Lockheed Corporation reported EBITDA of $4,000 million in the year just ended (year 0), prior to interest expenses of $1,000 million and depreciation charges of $600 million. Capital expenditures in the year just ended amounted to $1,000 million, and working capital was 8% of revenues (which was $20,000 million). The tax rate for the firm was 40%.

The firm had debt outstanding of $18.00 billion (in book value terms), trading at a market value of $20.0 billion and yield a pre-tax interest rate of 8%.

There were 100 million shares outstanding, trading at $250 per share, and the most recent beta was 1.20. The Treasury bond rate was 3%, and the market risk premium was 6.5%.

The firm expected revenues, earnings (EBITDA) and depreciation to grow at 10% a year from the current year (year 0) to year 3, after which the growth rate was expected to drop to 3% a year forever.

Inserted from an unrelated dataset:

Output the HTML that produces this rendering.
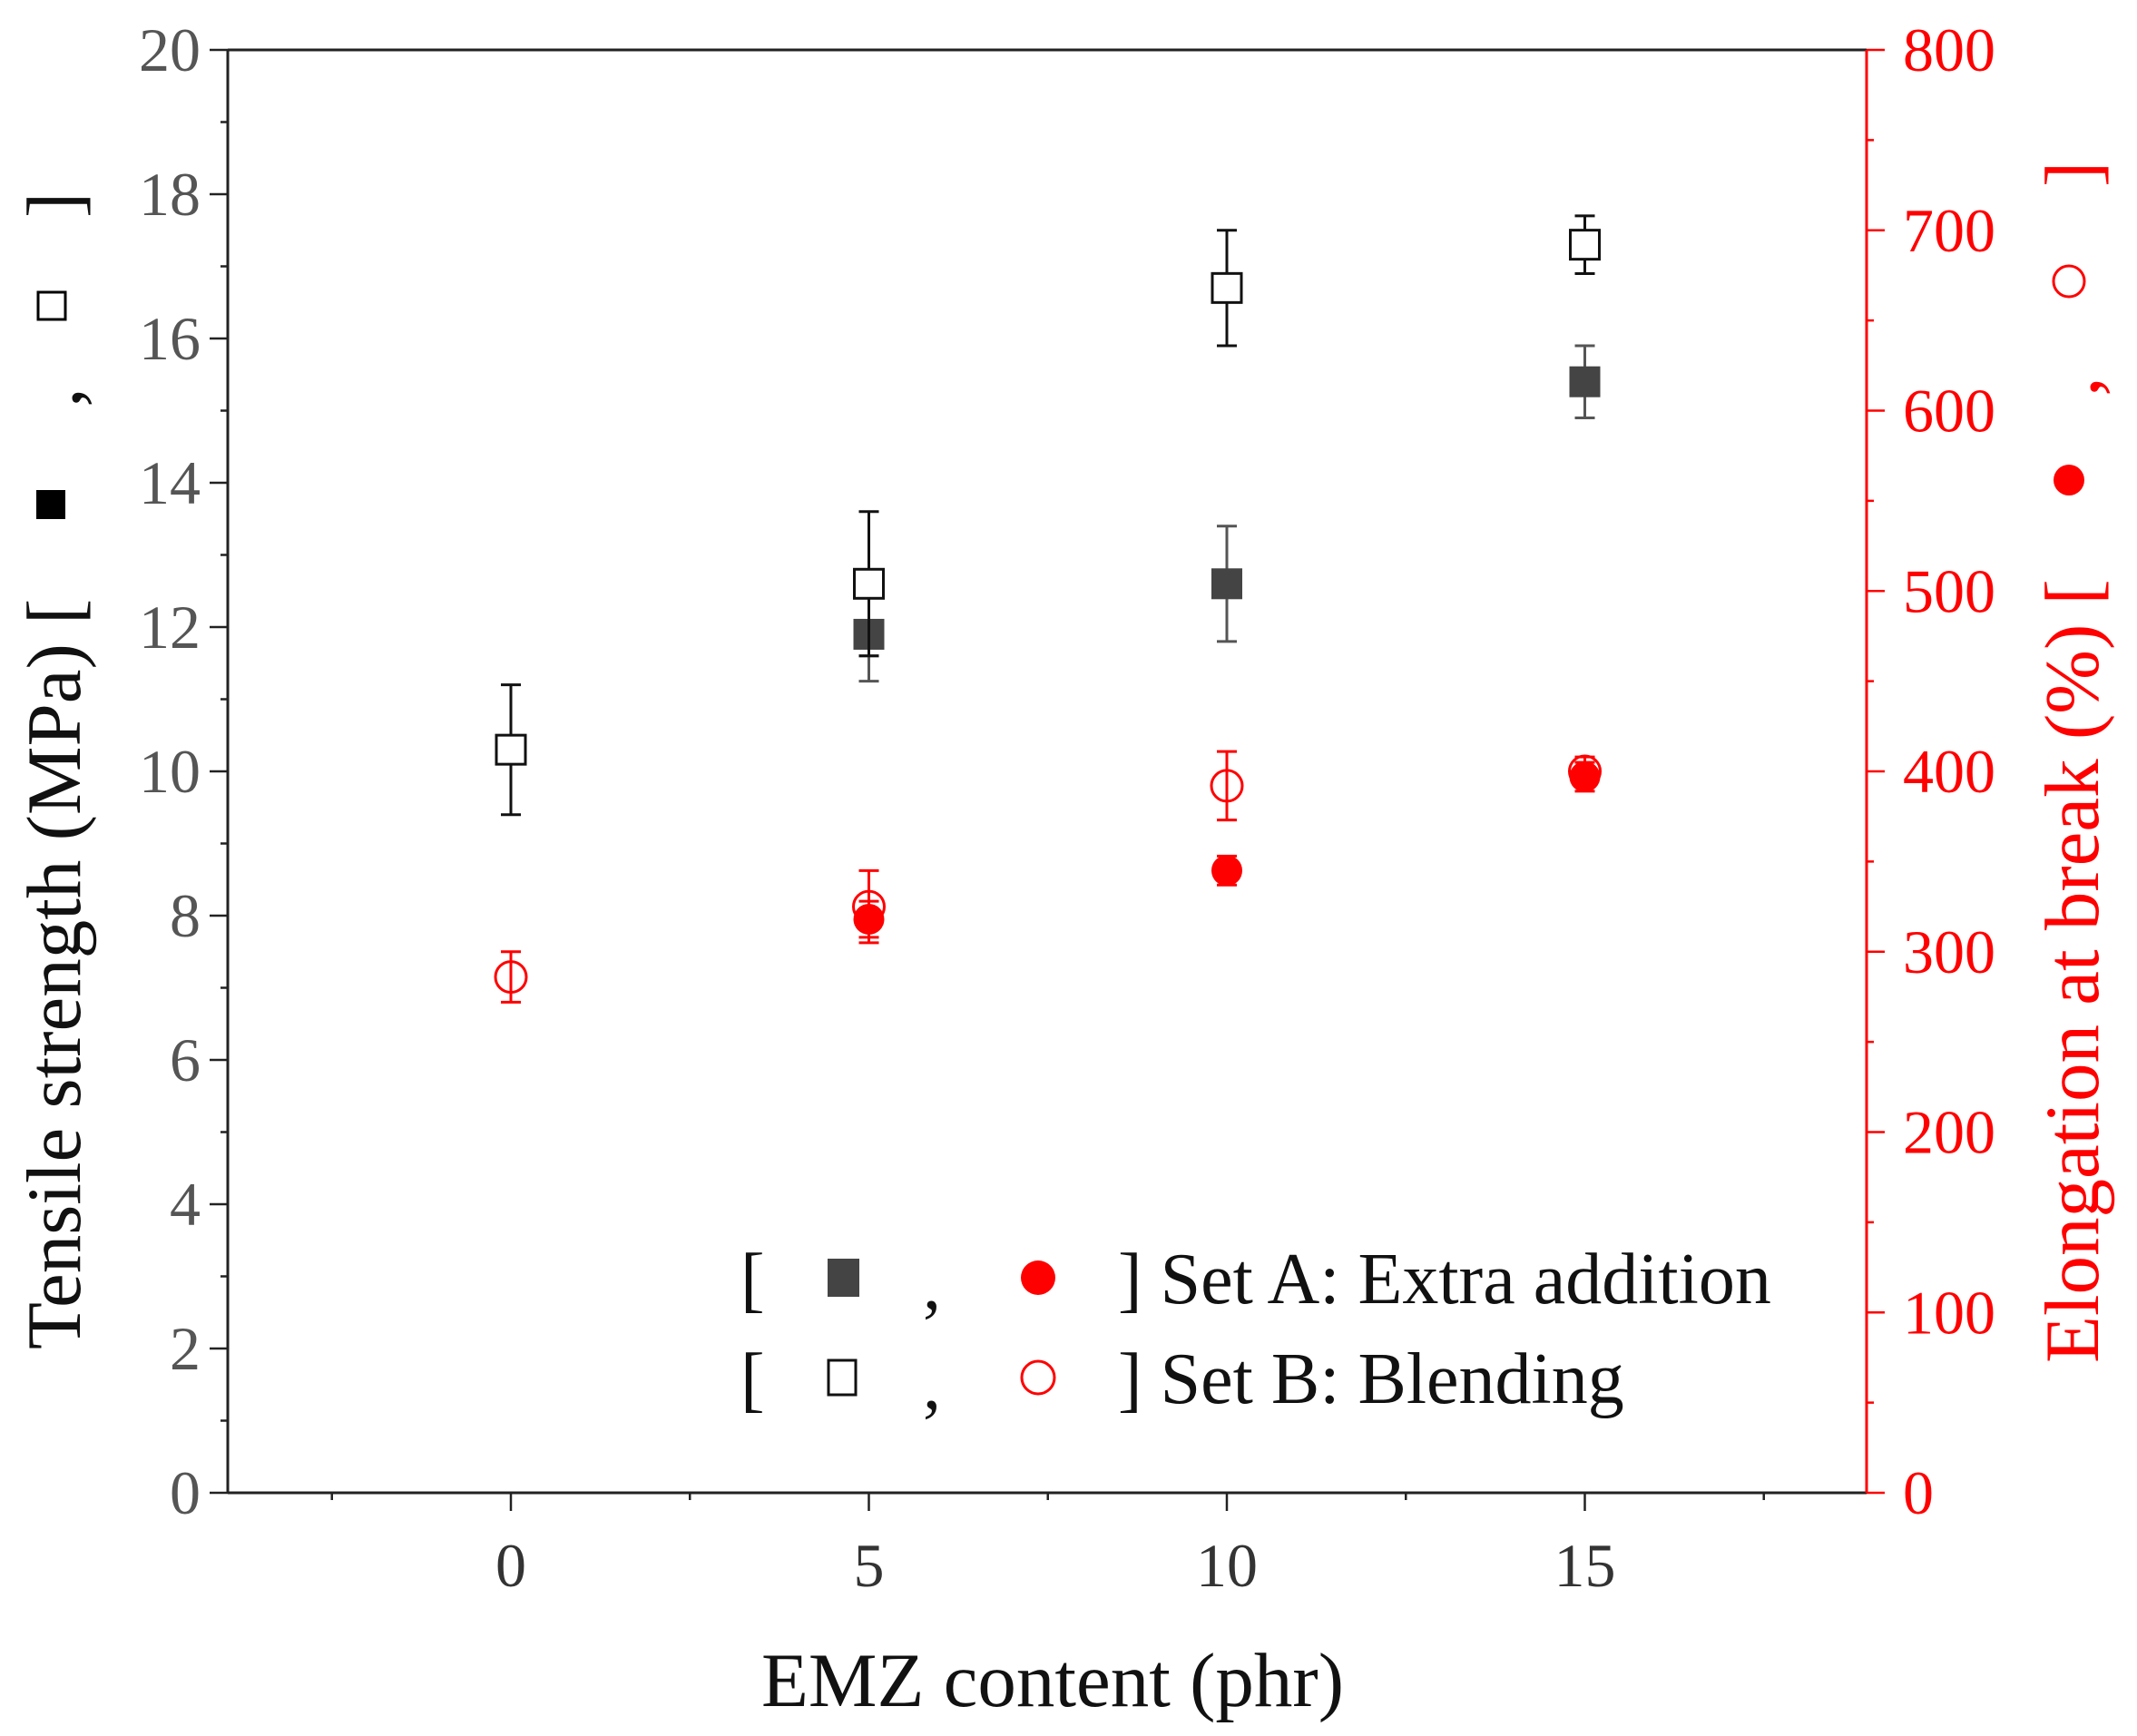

Capital expenditures will also grow at 10% a year from year 0 to year 3, but capital spending will be 120% of depreciation in the steady state period. The company also planned to lower its debt/equity ratio to 60% for the steady state which will result in the pretax interest rate dropping to 6%. As a result of the lowering of the firms debt/equity ratio, the beta of the firm is also expected to decline.

  1. Estimate the free cash flow to the firm.

Year 0

Year 1

Year 2

Year 3

Year 4

Growth Rate

EBITDA

Depreciation

EBIT

Taxes

EBIT(1-T)

Capital Expenditures

Revenues

Working Capital Required

Change in Working Capital

Free Cash Flow to Firm

  1. Compute the beta of the firm after Year 3.

  1. Determine the Cost of Equity and WACC for the Period from Year 0 to Year 3, and the Cost of Equity and WACC after Year 3.

Cost of Equity Before Year 3 =

WACC Before Year 3 =

Cost of Equity After Year 3 =

WACC After Year 3 =

  1. Estimate the Terminal Value of the Firm in Year 3.

  1. List the free cash flows to the firm (FCFF). FCFF in Year 3 should include the terminal value.

Year

1

2

3

Free Cash Flow to Firm

  1. Estimate the Enterprise Value of Lockheed (value of the firm).